THE NEWS OF HIS RETURN TO THE PULPIT TRAVELED AS FAST AS THE disease. I would have given anything to hear him preach, but while plague was indeed the great leveler, it had a proven fondness for those who were weak already. Had it just been me, I might have risked it for the sake of my insatiable curiosity, but I had to think for two now and in the end I compromised, accompanying Cristoforo in the carriage as far as the church to witness the throng, then going home while he went inside.
That the crowd was smaller was obvious to everyone. Of course there were good reasons for that—fear of contagion or the illness itself. It would be a reckless man who diagnosed waning influence from the attendance for one sermon. Once inside, my husband said, Savonarola’s passion was undimmed, and no doubt all who heard him felt the fire of God in their bellies again. But on the streets, where his voice didn’t reach, not all the people were ill. Some seemed just weary, their bellies suffering other pains, this time from hunger, so that after a while it might become hard to tell one ache from another.
The truth was that while the city still loved the friar and applauded his courage and her own closeness to God, she also wanted to be fed. Or at least be made to feel a little less miserable.
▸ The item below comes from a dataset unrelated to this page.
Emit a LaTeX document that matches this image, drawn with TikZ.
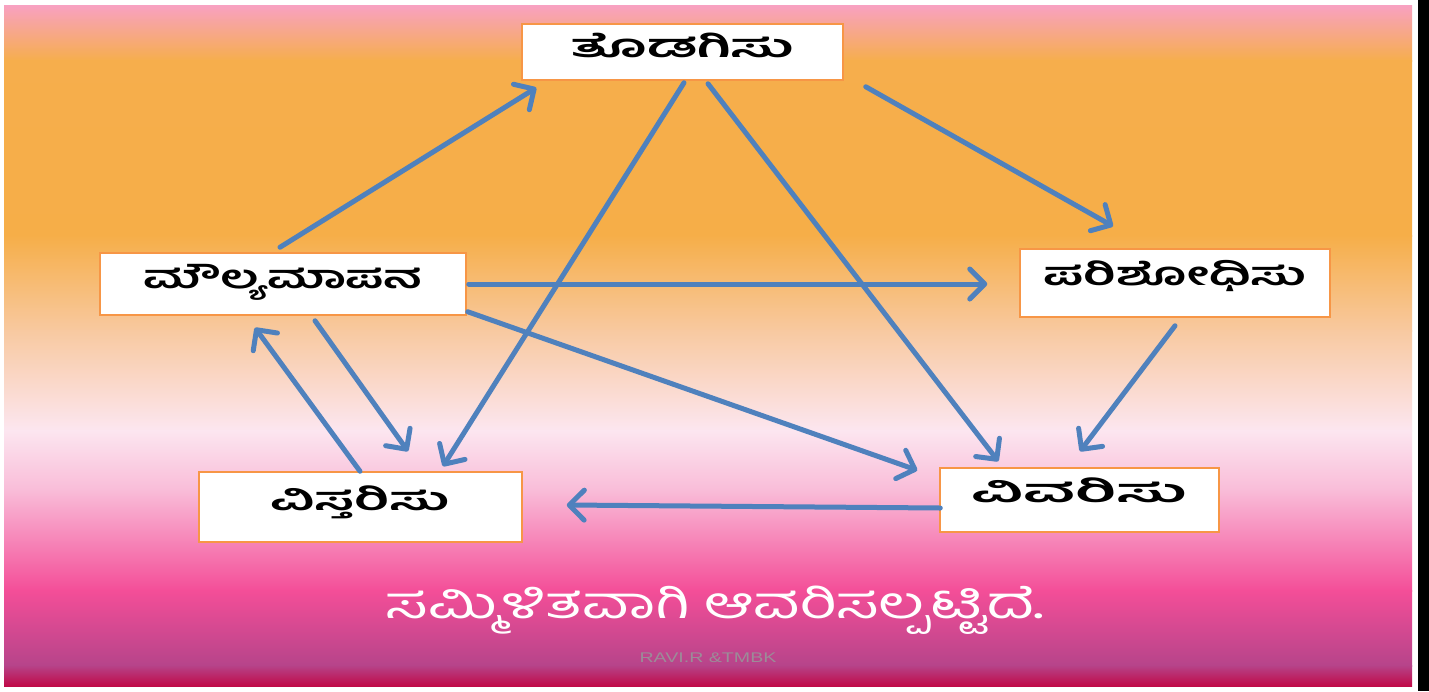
\documentclass[tikz,border=0pt]{standalone}
\usepackage{fontspec}
\usetikzlibrary{arrows.meta}
\newfontfamily\kn[Script=Kannada]{Hind Mysuru}
\setsansfont{Liberation Sans}
\definecolor{arrowblue}{HTML}{4F81BD}
\definecolor{boxline}{HTML}{F79646}
\definecolor{gA}{HTML}{F8A1C2}
\definecolor{gB}{HTML}{F6AE4C}
\definecolor{gC}{HTML}{F6AE48}
\definecolor{gD}{HTML}{F8C9A0}
\definecolor{gE}{HTML}{FCE6F0}
\definecolor{gF}{HTML}{F9BCD8}
\definecolor{gG}{HTML}{F44E98}
\definecolor{gH}{HTML}{B6448A}
\definecolor{gI}{HTML}{C00A48}
\definecolor{creditgray}{HTML}{9C8C98}
\tikzset{
  stagebox/.style={draw=boxline, line width=1.5pt, fill=white, inner sep=0pt,
    text height=20pt, text depth=20pt,
    font=\kn\bfseries\fontsize{32}{32}\selectfont, text=black},
  flow/.style={draw=arrowblue, line width=5pt, line cap=round,
    -{Straight Barb[length=15pt, width=30pt, line width=5pt, round]}},
  seg/.style={draw=none}
}
\begin{document}
\begin{tikzpicture}[x=1pt, y=-1pt]
\useasboundingbox (0,0) rectangle (1429,691);
\fill[white] (0,0) rectangle (1429,691);
% background gradient
\fill[seg, top color=gA, bottom color=gB] (4,5) rectangle (1412,61);
\fill[seg, top color=gB, bottom color=gC] (4,60) rectangle (1412,236);
\fill[seg, top color=gC, bottom color=gD] (4,235) rectangle (1412,331);
\fill[seg, top color=gD, bottom color=gE] (4,330) rectangle (1412,431);
\fill[seg, top color=gE, bottom color=gF] (4,430) rectangle (1412,491);
\fill[seg, top color=gF, bottom color=gG] (4,490) rectangle (1412,591);
\fill[seg, top color=gG, bottom color=gH] (4,590) rectangle (1412,666);
\fill[seg, top color=gH, bottom color=gI] (4,665) rectangle (1412,686);
\fill[black] (1418,0) rectangle (1429,691);

% boxes (baseline of text sits at the node centre, shifted by raisebox)
\node[stagebox, minimum width=321pt, minimum height=56pt] (T) at (682.5,52) {\raisebox{-5pt}{\scalebox{1.89}[1]{ತೊಡಗಿಸು}}};
\node[stagebox, minimum width=366pt, minimum height=62pt] (M) at (283,284) {\raisebox{-4pt}{\scalebox{1.58}[1]{ಮೌಲ್ಯಮಾಪನ}}};
\node[stagebox, minimum width=310pt, minimum height=68pt] (P) at (1175,283) {\raisebox{-2pt}{\scalebox{1.66}[1]{ಪರಿಶೋಧಿಸು}}};
\node[stagebox, minimum width=323pt, minimum height=70pt] (V) at (360.5,507) {\raisebox{-3pt}{\scalebox{1.79}[1]{ವಿಸ್ತರಿಸು}}};
\node[stagebox, minimum width=279pt, minimum height=64pt] (R) at (1079.5,500) {\raisebox{-2pt}{\scalebox{2.1}[1]{ವಿವರಿಸು}}};

% connectors
\draw[flow] ([shift={(-3,-5)}]M.north) -- ([shift={(15,7)}]T.south west);
\draw[flow] ([shift={(22,6)}]T.south east) -- ([shift={(-62,-22)}]P.north);
\draw[flow] ([shift={(1.5,2)}]T.south) -- ([shift={(82.5,-5)}]V.north);
\draw[flow] ([shift={(25.5,3)}]T.south) -- ([shift={(59,-6)}]R.north west);
\draw[flow] ([shift={(2,0)}]M.east) -- ([shift={(-32,1)}]P.west);
\draw[flow] ([shift={(1,-4)}]M.south east) -- ([shift={(-22,3)}]R.north west);
\draw[flow] ([shift={(32,5)}]M.south) -- ([shift={(47.5,-20)}]V.north);
\draw[flow] ([shift={(-0.5,0)}]V.north) -- ([shift={(-28,12)}]M.south);
\draw[flow] ([shift={(0,8)}]P.south) -- ([shift={(0.5,-16)}]R.north);
\draw[flow] ([shift={(1,8)}]R.west) -- ([shift={(44,-2)}]V.east);

% captions
\node[anchor=base, text=white, font=\kn\fontsize{42}{42}\selectfont, inner sep=0pt, text height=32pt, text depth=12pt] (cap) at (715,618) {\scalebox{1.52}[1.05]{ಸಮ್ಮಿಳಿತವಾಗಿ ಆವರಿಸಲ್ಪಟ್ಟಿದೆ.}};
\node[anchor=base, text=creditgray, font=\sffamily\fontsize{14}{14}\selectfont, inner sep=0pt] (credit) at (708,662) {\scalebox{1.4}[1]{RAVI.R \&TMBK}};
\end{tikzpicture}
\end{document}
My husband’s analysis on this topic was an elegant one. When the Medici had been in power, he said, because they had no more of a lifeline to God than anyone else (though a good deal more money), they had adopted a simple strategy to win the people. If they couldn’t offer salvation they could at least offer spectacle, something to make even the poorest feel better, proud of their city and proud of its vision, even if that vision only extended as far as celebration. Not that such events were godless. Far from it; they were conceived in praise and gratitude to God. It was there in all of them—the jousting, the tournaments, and the parades—it was just that they wore a happy, noisy, even profligate face. And whatever might take place during the festivities, there was always the option of confession the day after. In this way for a brief period people forgot what they didn’t have, and as long as things got better in the long run (or as long as they didn’t get any worse), that seemed enough. Such was the color and confidence of their reign that people felt as if they had lived under the Medici, which was a different feeling from simply preparing to die.